**DATA SEGMENT**
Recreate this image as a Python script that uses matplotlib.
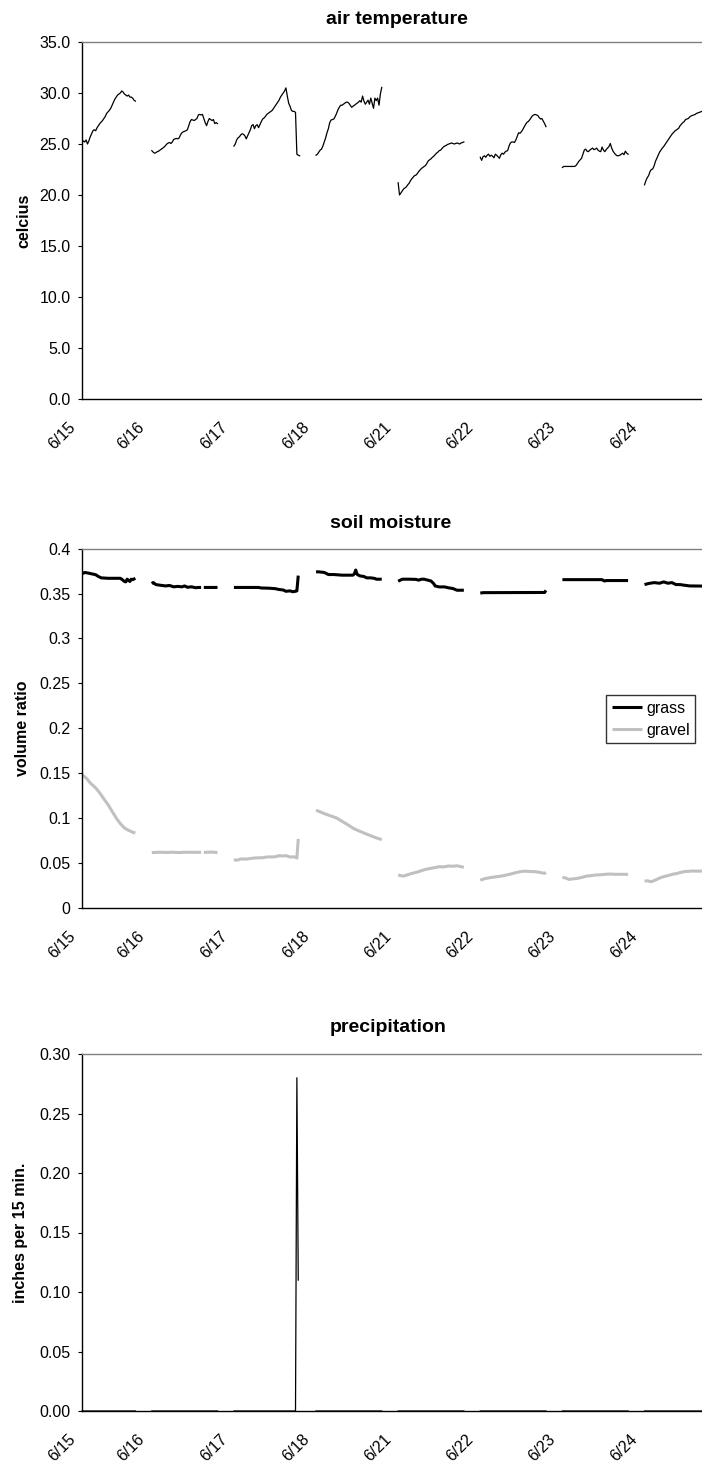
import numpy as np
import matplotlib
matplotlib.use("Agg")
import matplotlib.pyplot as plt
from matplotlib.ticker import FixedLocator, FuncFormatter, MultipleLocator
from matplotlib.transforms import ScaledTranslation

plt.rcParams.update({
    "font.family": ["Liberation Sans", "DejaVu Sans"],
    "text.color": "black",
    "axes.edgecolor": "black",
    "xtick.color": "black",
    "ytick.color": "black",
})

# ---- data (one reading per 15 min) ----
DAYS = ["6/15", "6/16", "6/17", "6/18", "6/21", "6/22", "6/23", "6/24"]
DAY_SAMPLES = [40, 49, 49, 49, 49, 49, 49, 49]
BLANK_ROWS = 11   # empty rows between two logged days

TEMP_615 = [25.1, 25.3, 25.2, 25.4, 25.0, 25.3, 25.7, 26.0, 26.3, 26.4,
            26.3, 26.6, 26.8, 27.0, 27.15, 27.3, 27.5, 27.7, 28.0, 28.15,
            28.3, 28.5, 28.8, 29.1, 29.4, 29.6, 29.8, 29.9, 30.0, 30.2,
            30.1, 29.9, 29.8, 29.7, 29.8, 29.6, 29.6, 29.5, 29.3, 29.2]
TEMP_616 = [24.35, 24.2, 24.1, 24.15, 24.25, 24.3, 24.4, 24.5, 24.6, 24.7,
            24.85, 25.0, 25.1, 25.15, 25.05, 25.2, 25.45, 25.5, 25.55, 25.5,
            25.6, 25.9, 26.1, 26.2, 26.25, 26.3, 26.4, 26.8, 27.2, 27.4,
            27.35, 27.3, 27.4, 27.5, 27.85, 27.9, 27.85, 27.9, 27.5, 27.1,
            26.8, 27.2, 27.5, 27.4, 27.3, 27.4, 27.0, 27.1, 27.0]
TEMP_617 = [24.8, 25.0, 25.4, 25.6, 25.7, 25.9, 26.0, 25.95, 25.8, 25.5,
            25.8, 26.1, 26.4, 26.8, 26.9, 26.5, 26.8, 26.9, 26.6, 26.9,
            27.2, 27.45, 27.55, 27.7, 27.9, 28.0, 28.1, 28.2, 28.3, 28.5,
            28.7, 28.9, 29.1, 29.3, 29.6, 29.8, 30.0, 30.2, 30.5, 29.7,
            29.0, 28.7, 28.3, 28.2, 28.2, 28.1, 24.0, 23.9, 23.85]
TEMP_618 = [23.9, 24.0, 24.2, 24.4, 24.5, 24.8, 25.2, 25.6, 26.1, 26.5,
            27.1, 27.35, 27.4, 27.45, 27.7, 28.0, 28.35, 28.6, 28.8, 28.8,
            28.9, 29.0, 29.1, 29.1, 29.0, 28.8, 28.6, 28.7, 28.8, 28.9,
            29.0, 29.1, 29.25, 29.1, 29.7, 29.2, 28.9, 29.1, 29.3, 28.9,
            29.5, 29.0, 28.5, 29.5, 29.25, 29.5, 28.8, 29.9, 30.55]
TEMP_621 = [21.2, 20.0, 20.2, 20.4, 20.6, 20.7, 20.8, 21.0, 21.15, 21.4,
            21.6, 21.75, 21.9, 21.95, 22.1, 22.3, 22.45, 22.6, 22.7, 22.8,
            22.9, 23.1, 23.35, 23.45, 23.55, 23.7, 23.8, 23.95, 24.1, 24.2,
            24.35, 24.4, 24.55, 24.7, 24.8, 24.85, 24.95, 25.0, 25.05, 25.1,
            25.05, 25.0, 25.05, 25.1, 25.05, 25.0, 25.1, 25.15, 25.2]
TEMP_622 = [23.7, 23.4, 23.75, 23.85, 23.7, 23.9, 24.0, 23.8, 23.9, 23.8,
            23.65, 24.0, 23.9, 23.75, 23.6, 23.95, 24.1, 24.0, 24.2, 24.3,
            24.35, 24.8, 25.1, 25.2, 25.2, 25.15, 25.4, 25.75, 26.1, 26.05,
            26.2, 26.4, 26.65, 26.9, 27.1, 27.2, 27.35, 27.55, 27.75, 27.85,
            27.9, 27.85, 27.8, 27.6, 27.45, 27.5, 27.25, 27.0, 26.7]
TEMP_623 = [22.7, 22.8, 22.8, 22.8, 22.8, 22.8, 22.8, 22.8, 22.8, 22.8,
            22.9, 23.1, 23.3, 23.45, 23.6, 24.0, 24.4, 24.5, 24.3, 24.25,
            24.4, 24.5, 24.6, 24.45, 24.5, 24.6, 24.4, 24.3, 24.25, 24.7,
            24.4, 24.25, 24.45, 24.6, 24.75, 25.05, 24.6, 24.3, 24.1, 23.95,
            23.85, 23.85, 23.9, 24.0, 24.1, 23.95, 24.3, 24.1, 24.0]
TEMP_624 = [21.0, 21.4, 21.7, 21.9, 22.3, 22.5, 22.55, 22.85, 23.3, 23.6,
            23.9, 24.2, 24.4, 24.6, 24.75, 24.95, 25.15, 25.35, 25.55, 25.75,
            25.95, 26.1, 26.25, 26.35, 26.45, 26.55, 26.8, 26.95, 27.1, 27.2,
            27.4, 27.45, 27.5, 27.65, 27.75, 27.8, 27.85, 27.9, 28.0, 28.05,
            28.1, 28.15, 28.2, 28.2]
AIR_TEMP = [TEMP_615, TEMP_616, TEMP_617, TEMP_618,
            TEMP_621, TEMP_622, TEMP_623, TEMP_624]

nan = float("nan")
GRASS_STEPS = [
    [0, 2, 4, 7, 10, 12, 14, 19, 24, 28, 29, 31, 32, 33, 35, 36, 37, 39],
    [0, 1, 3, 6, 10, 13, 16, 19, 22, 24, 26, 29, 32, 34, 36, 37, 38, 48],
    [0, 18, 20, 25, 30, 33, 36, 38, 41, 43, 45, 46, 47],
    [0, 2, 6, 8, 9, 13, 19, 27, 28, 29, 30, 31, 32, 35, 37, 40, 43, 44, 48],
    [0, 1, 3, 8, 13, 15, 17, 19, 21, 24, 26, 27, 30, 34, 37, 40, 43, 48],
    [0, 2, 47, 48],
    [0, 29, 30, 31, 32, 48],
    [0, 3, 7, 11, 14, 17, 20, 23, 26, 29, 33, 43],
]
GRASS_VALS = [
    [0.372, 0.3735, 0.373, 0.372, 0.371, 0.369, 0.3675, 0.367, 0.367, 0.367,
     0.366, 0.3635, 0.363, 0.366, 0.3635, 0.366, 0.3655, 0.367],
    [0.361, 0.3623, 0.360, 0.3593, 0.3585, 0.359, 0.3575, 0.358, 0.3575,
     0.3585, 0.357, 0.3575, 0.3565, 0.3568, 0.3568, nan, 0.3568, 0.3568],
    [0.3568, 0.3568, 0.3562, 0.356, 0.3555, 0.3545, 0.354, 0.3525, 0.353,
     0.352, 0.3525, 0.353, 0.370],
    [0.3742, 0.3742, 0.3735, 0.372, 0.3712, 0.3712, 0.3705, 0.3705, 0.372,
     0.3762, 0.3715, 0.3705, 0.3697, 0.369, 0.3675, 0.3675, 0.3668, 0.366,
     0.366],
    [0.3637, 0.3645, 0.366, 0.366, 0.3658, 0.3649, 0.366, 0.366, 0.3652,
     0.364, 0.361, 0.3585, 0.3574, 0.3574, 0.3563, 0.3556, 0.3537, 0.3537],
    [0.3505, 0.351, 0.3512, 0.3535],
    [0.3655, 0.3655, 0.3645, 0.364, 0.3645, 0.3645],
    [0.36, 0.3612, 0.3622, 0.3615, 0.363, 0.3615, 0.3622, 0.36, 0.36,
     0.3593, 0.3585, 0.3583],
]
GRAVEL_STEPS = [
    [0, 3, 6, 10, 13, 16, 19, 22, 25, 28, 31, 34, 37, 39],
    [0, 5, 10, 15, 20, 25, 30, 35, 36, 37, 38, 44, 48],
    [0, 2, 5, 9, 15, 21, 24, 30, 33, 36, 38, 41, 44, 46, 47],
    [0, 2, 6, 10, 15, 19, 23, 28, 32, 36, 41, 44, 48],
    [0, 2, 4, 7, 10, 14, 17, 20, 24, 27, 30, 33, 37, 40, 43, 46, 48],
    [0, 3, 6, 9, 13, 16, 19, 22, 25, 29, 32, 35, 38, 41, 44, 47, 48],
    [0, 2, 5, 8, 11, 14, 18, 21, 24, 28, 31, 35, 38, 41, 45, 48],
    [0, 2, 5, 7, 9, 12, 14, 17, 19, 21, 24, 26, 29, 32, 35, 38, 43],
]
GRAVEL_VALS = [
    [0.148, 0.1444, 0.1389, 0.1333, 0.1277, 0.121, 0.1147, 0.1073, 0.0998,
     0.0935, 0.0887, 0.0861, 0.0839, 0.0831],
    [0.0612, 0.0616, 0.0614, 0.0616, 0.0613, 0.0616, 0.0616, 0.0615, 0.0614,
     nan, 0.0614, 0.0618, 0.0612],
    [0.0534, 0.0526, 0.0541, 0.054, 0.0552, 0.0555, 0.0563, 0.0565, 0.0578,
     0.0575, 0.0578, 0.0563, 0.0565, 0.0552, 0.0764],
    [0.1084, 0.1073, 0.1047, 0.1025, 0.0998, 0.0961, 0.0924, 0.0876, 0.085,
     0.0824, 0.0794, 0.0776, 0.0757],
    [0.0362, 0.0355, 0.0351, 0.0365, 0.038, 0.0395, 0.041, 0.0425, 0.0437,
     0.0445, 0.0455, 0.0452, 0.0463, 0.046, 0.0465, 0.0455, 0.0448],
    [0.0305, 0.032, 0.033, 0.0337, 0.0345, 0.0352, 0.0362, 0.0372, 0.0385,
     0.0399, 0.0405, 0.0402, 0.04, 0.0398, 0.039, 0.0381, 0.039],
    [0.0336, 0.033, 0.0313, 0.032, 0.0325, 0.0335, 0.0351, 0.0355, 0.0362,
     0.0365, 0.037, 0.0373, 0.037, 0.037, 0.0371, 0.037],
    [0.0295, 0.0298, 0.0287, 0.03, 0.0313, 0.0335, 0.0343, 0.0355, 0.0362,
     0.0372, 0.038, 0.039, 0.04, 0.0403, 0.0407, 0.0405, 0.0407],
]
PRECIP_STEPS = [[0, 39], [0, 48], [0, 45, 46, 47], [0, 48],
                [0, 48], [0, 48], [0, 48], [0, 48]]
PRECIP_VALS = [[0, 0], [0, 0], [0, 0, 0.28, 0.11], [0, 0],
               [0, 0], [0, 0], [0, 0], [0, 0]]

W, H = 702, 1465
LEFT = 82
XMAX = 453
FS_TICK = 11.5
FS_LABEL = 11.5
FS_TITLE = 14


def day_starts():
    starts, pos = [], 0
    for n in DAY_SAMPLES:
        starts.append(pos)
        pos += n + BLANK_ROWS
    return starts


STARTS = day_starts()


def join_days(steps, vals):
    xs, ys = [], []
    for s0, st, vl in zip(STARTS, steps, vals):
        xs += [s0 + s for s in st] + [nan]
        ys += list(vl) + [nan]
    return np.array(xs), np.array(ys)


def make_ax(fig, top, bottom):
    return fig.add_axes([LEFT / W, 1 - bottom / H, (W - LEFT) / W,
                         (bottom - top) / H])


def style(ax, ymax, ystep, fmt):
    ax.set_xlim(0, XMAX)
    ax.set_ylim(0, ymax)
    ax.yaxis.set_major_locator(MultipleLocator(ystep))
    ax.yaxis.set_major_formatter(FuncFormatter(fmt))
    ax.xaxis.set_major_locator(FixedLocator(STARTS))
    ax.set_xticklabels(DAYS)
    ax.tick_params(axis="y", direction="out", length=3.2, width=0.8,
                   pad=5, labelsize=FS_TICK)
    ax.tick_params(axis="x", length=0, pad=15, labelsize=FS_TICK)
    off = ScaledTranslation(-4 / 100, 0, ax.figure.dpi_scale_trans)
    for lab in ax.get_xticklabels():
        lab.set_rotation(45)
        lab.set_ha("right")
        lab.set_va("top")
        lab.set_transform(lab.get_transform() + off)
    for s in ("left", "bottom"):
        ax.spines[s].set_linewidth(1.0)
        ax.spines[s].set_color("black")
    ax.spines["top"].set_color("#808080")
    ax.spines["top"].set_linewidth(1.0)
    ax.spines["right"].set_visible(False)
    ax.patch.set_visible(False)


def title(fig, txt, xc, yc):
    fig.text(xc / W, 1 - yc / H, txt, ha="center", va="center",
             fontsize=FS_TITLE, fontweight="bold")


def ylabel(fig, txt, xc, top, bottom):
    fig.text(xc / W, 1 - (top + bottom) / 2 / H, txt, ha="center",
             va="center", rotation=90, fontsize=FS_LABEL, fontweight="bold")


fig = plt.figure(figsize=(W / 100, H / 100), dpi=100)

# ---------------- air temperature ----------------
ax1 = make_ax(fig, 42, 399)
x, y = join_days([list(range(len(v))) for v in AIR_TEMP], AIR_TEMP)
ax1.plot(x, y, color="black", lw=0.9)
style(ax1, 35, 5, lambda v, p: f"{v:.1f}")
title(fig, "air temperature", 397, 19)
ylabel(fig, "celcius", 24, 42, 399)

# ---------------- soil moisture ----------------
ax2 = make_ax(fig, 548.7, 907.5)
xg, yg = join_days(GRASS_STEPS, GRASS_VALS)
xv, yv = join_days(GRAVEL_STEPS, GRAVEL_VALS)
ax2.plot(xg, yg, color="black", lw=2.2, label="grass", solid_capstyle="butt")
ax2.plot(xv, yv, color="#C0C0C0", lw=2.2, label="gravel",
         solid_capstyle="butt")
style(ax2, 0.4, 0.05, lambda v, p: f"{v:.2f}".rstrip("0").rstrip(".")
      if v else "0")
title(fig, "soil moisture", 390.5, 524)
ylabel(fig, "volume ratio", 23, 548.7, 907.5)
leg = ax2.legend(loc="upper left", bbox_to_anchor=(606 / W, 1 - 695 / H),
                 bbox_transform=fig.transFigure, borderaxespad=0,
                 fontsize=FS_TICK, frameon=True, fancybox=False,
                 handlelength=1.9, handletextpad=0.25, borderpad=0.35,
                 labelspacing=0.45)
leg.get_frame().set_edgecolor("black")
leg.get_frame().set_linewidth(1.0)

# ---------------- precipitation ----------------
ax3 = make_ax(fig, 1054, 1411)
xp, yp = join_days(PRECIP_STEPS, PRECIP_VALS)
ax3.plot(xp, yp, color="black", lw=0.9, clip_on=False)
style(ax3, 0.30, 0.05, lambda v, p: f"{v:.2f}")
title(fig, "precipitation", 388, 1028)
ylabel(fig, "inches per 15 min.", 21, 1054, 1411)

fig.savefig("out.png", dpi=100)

**DIRECTION**
Your task is to reproduce exactly the lines from the start of the data above through the line containing "from matplotlib.transforms import", leaving every picture out.

**ANSWER TO THE PROBLEM**
Recreate this image as a Python script that uses matplotlib.
import numpy as np
import matplotlib
matplotlib.use("Agg")
import matplotlib.pyplot as plt
from matplotlib.ticker import FixedLocator, FuncFormatter, MultipleLocator
from matplotlib.transforms import ScaledTranslation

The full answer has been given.